A rental agreement may also include additional terms if you and the rental provider agree [section 27A].

However, an additional term will be invalid, and cannot be enforced, if it:

  • Removes, limits or changes any rights or responsibilities of you or the rental provider under the law, or attempts to do so
  • Is a prohibited (banned) term under the law [section 27]

It is against the law to include a prohibited term in a rental agreement [section 26A].

You have a right to negotiate any additional terms and to ask for any you do not agree with, or that are unfair or invalid to be removed before you sign. You can cross out and initial any additional terms that you do not agree to before you sign.

If the rental provider refuses to remove any additional terms that are unfair or invalid, you can apply to the Victorian Civil and Administrative Tribunal (VCAT). It can order that a term is invalid and is excluded, or needs to be altered, if it is harsh, unreasonable or otherwise invalid under the law [section 28, section 472].

You must be given a copy

You must be given a copy of the rental agreement, signed by you and the rental provider, within 14 days of the agreement being signed [section 29].
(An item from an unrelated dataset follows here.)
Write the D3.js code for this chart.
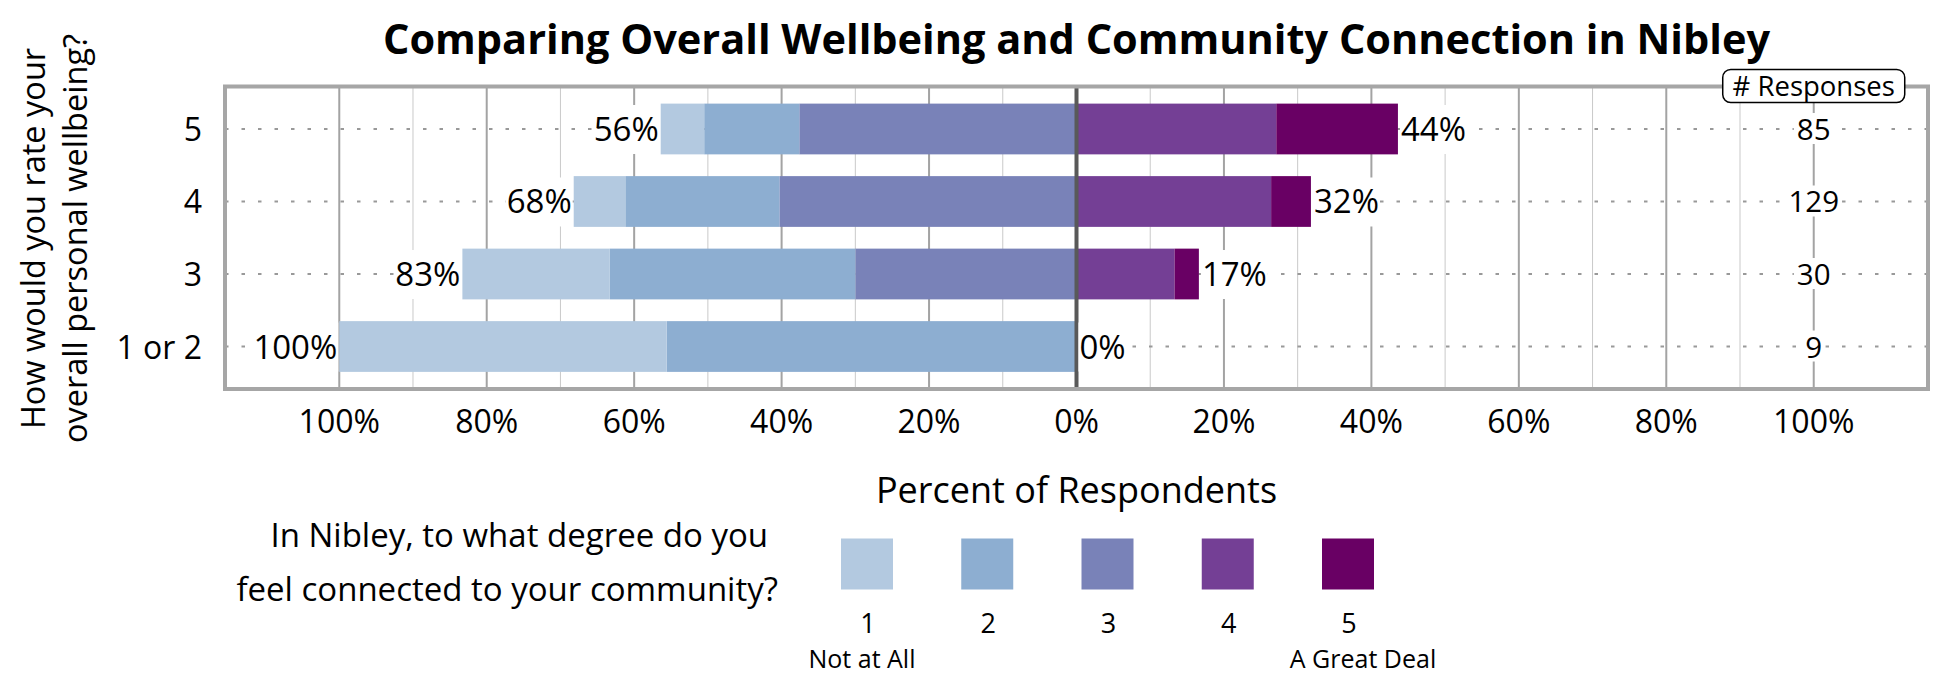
<!DOCTYPE html>
<html>
<head>
<meta charset="utf-8">
<script src="https://cdn.jsdelivr.net/npm/d3@7"></script>
<style>
  html, body { margin: 0; padding: 0; background: #fff; }
  svg { display: block; font-family: "Open Sans", sans-serif; }
</style>
</head>
<body>
<svg id="chart" width="1950" height="675"></svg>
<script>
// ---- Data ----
const categories = ["5", "4", "3", "1 or 2"];
const responses = [85, 129, 30, 9];
const levels = ["1", "2", "3", "4", "5"];
const levelNotes = ["Not at All", "", "", "", "A Great Deal"];
const level1 = [5.9, 7.0, 20.0, 44.4];
const level2 = [12.9, 20.9, 33.3, 55.6];
const level3 = [37.6, 40.3, 30.0, 0];
const level4 = [27.1, 26.4, 13.3, 0];
const level5 = [16.5, 5.4, 3.3, 0];
const xTickValues = [-100, -80, -60, -40, -20, 0, 20, 40, 60, 80, 100];
const minorTickValues = [-90, -70, -50, -30, -10, 10, 30, 50, 70, 90];
const colors = ["#b3c9e0", "#8daed1", "#7982b8", "#743f95", "#690064"];

const titleText = "Comparing Overall Wellbeing and Community Connection in Nibley";
const yTitleLines = ["How would you rate your", "overall personal wellbeing?"];
const xTitleText = "Percent of Respondents";
const legendTitleLines = ["In Nibley, to what degree do you", "feel connected to your community?"];
const responsesHeader = "# Responses";

// ---- Layout ----
const svg = d3.select("#chart");
const frame = { left: 225, right: 1928, top: 86.5, bottom: 389 };

const x = d3.scaleLinear().domain([-115.5, 115.5]).range([frame.left, frame.right]);
const y = d3.scaleBand().domain(categories)
  .range([frame.top, frame.bottom]).paddingInner(0.3).paddingOuter(0.236);

const series = [level1, level2, level3, level4, level5];
const rows = categories.map((c, i) => {
  const v = series.map(s => s[i]);
  const segs = [];
  let acc = 0;
  [2, 1, 0].forEach(k => { segs.push({ k, x0: -(acc + v[k]), x1: -acc }); acc += v[k]; });
  const leftTotal = acc;
  acc = 0;
  [3, 4].forEach(k => { segs.push({ k, x0: acc, x1: acc + v[k] }); acc += v[k]; });
  const rightTotal = acc;
  return { cat: c, segs, leftTotal, rightTotal, n: responses[i] };
});

// white plot background
svg.append("rect").attr("x", frame.left).attr("y", frame.top)
  .attr("width", frame.right - frame.left).attr("height", frame.bottom - frame.top)
  .attr("fill", "#fff");

// minor gridlines
svg.append("g").selectAll("line").data(minorTickValues).join("line")
  .attr("x1", d => x(d)).attr("x2", d => x(d))
  .attr("y1", frame.top).attr("y2", frame.bottom)
  .attr("stroke", "#c9c9c9").attr("stroke-width", 1);

// major gridlines
svg.append("g").selectAll("line").data(xTickValues.filter(d => d !== 0)).join("line")
  .attr("x1", d => x(d)).attr("x2", d => x(d))
  .attr("y1", frame.top).attr("y2", frame.bottom)
  .attr("stroke", "#a3a3a3").attr("stroke-width", 2);

// dotted row lines
svg.append("g").selectAll("line").data(categories).join("line")
  .attr("x1", frame.left).attr("x2", frame.right)
  .attr("y1", d => y(d) + y.bandwidth() / 2).attr("y2", d => y(d) + y.bandwidth() / 2)
  .attr("stroke", "#999").attr("stroke-width", 1.8)
  .attr("stroke-dasharray", "3.5,13");

// bars
const barG = svg.append("g");
rows.forEach(r => {
  barG.selectAll(null).data(r.segs.filter(s => s.x1 - s.x0 > 0)).join("rect")
    .attr("x", s => x(s.x0))
    .attr("width", s => x(s.x1) - x(s.x0))
    .attr("y", y(r.cat)).attr("height", y.bandwidth())
    .attr("fill", s => colors[s.k]);
});

// center line
svg.append("line").attr("x1", x(0)).attr("x2", x(0))
  .attr("y1", frame.top).attr("y2", frame.bottom)
  .attr("stroke", "#595959").attr("stroke-width", 4);

// helper: text with white background
function labelWithBg(g, tx, ty, text, size, anchor, padX, bgH) {
  const bg = g.append("rect").attr("fill", "#fff");
  const t = g.append("text").attr("x", tx).attr("y", ty)
    .attr("text-anchor", anchor).attr("font-size", size).attr("fill", "#000").text(text);
  const b = t.node().getBBox();
  bg.attr("x", b.x - padX).attr("width", b.width + 2 * padX)
    .attr("y", ty - bgH.up).attr("height", bgH.up + bgH.down);
  return t;
}

// percent labels
const lblG = svg.append("g");
rows.forEach(r => {
  const cy = y(r.cat) + y.bandwidth() / 2;
  labelWithBg(lblG, x(-r.leftTotal) - 2, cy + 12, Math.round(r.leftTotal) + "%", 33, "end", 1, { up: 36, down: 13 });
  labelWithBg(lblG, x(r.rightTotal) + 3, cy + 12, Math.round(r.rightTotal) + "%", 33, "start", 1, { up: 36, down: 13 });
});

// response counts
const nG = svg.append("g");
rows.forEach(r => {
  const cy = y(r.cat) + y.bandwidth() / 2;
  labelWithBg(nG, x(100), cy + 11, r.n, 29.5, "middle", 3, { up: 27, down: 4 });
});

// frame border
svg.append("rect").attr("x", frame.left).attr("y", frame.top)
  .attr("width", frame.right - frame.left).attr("height", frame.bottom - frame.top)
  .attr("fill", "none").attr("stroke", "#a6a6a6").attr("stroke-width", 4);

// # Responses header box
svg.append("rect").attr("x", x(100) - 91).attr("y", 69.5).attr("width", 182).attr("height", 33)
  .attr("rx", 8).attr("fill", "#fff").attr("stroke", "#000").attr("stroke-width", 1.5);
svg.append("text").attr("x", x(100)).attr("y", 96).attr("text-anchor", "middle")
  .attr("font-size", 27.5).text(responsesHeader);

// category labels
svg.append("g").selectAll("text").data(categories).join("text")
  .attr("x", 202).attr("y", d => y(d) + y.bandwidth() / 2 + 12)
  .attr("text-anchor", "end").attr("font-size", 32).text(d => d);

// x tick labels
svg.append("g").selectAll("text").data(xTickValues).join("text")
  .attr("x", d => x(d)).attr("y", 433).attr("text-anchor", "middle")
  .attr("font-size", 32).text(d => Math.abs(d) + "%");

// title
svg.append("text").attr("x", x(0)).attr("y", 54).attr("text-anchor", "middle")
  .attr("font-size", 41.5).attr("font-weight", "bold").text(titleText);

// y axis title
const yt = svg.append("text").attr("transform", "translate(0,238.5) rotate(-90)")
  .attr("text-anchor", "middle").attr("font-size", 32.5);
yTitleLines.forEach((l, i) => yt.append("tspan").attr("x", 0).attr("y", i === 0 ? 45 : 87).text(l));

// x axis title
svg.append("text").attr("x", x(0)).attr("y", 503).attr("text-anchor", "middle")
  .attr("font-size", 36).text(xTitleText);

// legend question
svg.append("text").attr("x", 768).attr("y", 547).attr("text-anchor", "end")
  .attr("font-size", 33).text(legendTitleLines[0]);
svg.append("text").attr("x", 778).attr("y", 601).attr("text-anchor", "end")
  .attr("font-size", 33).text(legendTitleLines[1]);

// legend
const lx = d3.scaleLinear().domain([0, 4]).range([867, 1348]);
const lg = svg.append("g");
lg.selectAll("rect").data(levels).join("rect")
  .attr("x", (d, i) => lx(i) - 26).attr("y", 538.5).attr("width", 52).attr("height", 51)
  .attr("fill", (d, i) => colors[i]);
lg.selectAll("text.num").data(levels).join("text").attr("class", "num")
  .attr("x", (d, i) => lx(i) + 1).attr("y", 632.5).attr("text-anchor", "middle")
  .attr("font-size", 27).text(d => d);
const noteOffsets = [-5, 0, 0, 0, 15];
lg.selectAll("text.note").data(levelNotes.filter(n => n)).join("text").attr("class", "note")
  .attr("x", d => lx(levelNotes.indexOf(d)) + noteOffsets[levelNotes.indexOf(d)])
  .attr("y", 667.5).attr("text-anchor", "middle")
  .attr("font-size", 25).text(d => d);
</script>
</body>
</html>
It is against the law and an offence to not give you a copy of the signed agreement. You can report offences to Consumer Affairs Victoria, which can issue an infringement notice on the rental provider or agent if they failed to follow the law.

Rental provider does not sign

If you sign a rental agreement and return it to the rental provider, or their agent, but the rental provider does not sign it, it will be valid even without that signature if the rental provider or agent:

  • Accepts a rent payment from you
  • Behaves as if the agreement has been signed: for example, they give you a condition report or keys for the property [section 29A]

Older rental agreements

If you entered into an agreement before the new rental laws started on 29 March 2021, and it contains any of the terms prohibited in rental agreements from that date, you can still take action.

You can apply to VCAT to ask for an order that declares invalid any term in your agreement that would affect your rights, or is harsh or unreasonable [section 28, section 472].